How To Make Awesome Pizza at Home

Feb 8, 2023

Pizza is a regular visitor to our house — only it doesn’t usually come from a delivery person. Making homemade pizza from prepared dough is a quick and easy dinner any night of the week. Even making your own dough only really adds a few minutes to the prep time! Pile on your favorite toppings and get ready to chow down.

1. Make your own pizza dough.

Yes, you can buy pretty decent pizza dough from the bakery counter at your grocery store, but why bother when you can easily mix up a batch at home for pennies? Use any one of our pizza dough recipes to get started.

While the rise time on most of these is relative short (one to two hours), you can mix the dough the night or morning before and let the dough rise slowly all day. Be sure to bring the dough to room temperature for an hour before shaping.

My favorite method for shaping the pizza is to roll the dough onto a piece of parchment paper. The dough sticks to the parchment, making it easier to work with and easier to transfer into the oven. The pizza will release from the parchment during cooking and the parchment can be removed halfway through cooking. The parchment darkens in the oven, but doesn’t burn or catch fire.

2. Keep the sauce and toppings simple.

When it comes to red sauce, trust us when we say a simple, no-cook blender sauce is best. Pesto or rich ricotta are wonderful substitutes as well.

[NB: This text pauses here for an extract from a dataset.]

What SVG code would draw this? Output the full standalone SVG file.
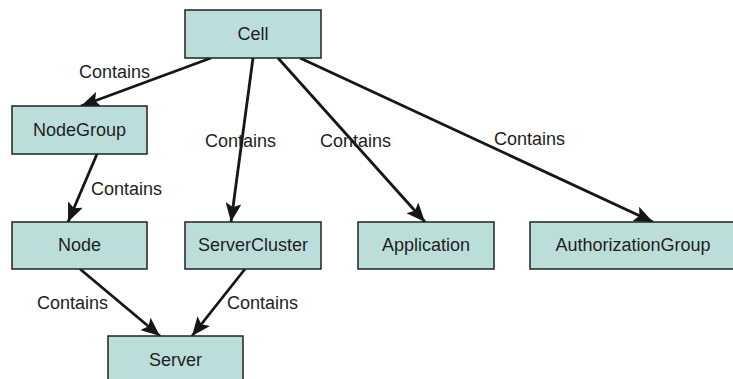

There are also no rules about the kinds of toppings you put on your pizza. Choose ones you love. They will cook a little in the oven, but if it isn’t something you like to eat raw, like sausage or mushrooms, cook them ahead of time. If you’d like fresh greens or herbs (like arugula or basil) on your pizza, sprinkle them over the pizza right when it comes out of the oven. The residual heat from the pizza will wilt the greens just slightly and bring out their flavor.

It’s best, though, to keep the toppings to just a handful at most. If you load homemade pizza down with a ton of toppings, it may take too long for the crust to cook.

3. Bake it hot.

Don’t be afraid to really crank the heat up to its highest setting. The high heat will help make a crunchier and more flavorful crust. Let the oven heat for at least half an hour before baking your pizzas. If you have a baking stone or steel, place it in the lower-middle of your oven. (Or you can invert a baking sheet in the oven as a sort of pseudo pizza stone.)

Baking on parchment paper will make loading and unloading the pizza from the oven easier, but you can also use flour or cornmeal to keep the pizza from sticking to a pizza peel or additional inverted baking sheet for building the pizza on.